Kindom Hearts III™ ist ein hochwertiges Spielzeug, dass früher™ jedes Kind bis zum Verschleiß kaputtgespielt hat, das aber heute ein vielfaches seines ursprünglichen Preises wert ist, weil irgendein Milliardär irgendwann angefangen hat, solche Spielzeuge zu sammeln. Kingdom Hearts III™ ist eine gut verarbeitete Heldenpuppe, die glaubt, mich besser zu kennen als all meine anderen Spielzeuge, weil sie seit meiner ersten Berührung mit Kingdom Hearts vor 15 Jahren auf dem Regal steht und mir beim Spielen, beim Essen, beim Sex zuschaut. Kingdom Hearts III™ ist eine sprechende Actionfigur, deren kleiner knisternder Lautsprecher ein Bewusstsein erlangt und dessen künstliche Intelligenz es sich zur Aufgabe gemacht hat, meine Kindheit niemals enden zu lassen. Kingdom Hearts III™ ist sich sicher, dass es weiß, was ich will. Kingdom Hearts III™ ist sich sicher, dass ich Kingdom Hearts III™ will.
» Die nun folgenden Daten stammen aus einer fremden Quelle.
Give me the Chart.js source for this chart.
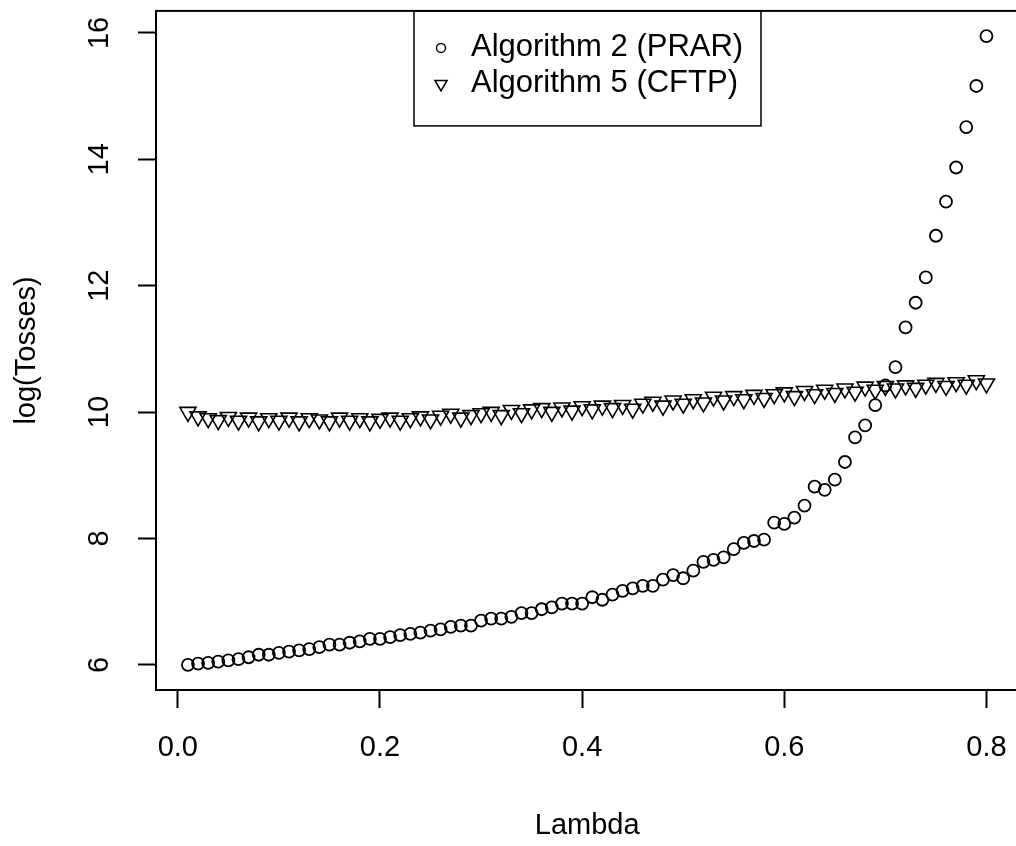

Dass ich Disney™ will. Dabei will ich doch nur Kingdom Hearts.
“Aber schau,” schallt es aus Kingdom Hearts III™, “wie viel Spielzeug du bekommen hast. Züge! Schiffe! Achterbahnen! Ein ganzer Vergnügungspark, nein, DER Vergnügungspark, Disney Land™, NEIN, Disney World™, nur für dich! Ist das nicht die Kindheit, die du dir immer gewünscht hast?”
“Nein,” erwidere ich und reiße der Figur demonstrativ den rechten Arm ab, der ohnehin immer klemmte, “das ist die Kindheit, die ich hatte.”
Und sie ist lange vorbei, ich bin ein anderer Mensch als zum Erscheinen von Kingdom Hearts II vor 13 Jahren. Aber Kingdom Hearts III™ ist immer noch die gleiche Actionfigur mit denselben quietschenden Gelenkstücken und abgebrochenen kleinen Plastikteilchen wie damals. Sie ist nicht erwachsen geworden, wie auch. Aber sie hat einen Anstrich bekommen, der auch den charmanten, ausgebleichten Pastellfarben von damals einen kräftigen Hochglanzlack gemacht hat. Und sie ist zum Leben erwacht und weiß jetzt ganz genau, welchen Wert sie hat und wie sie sich effektiv vermarktet.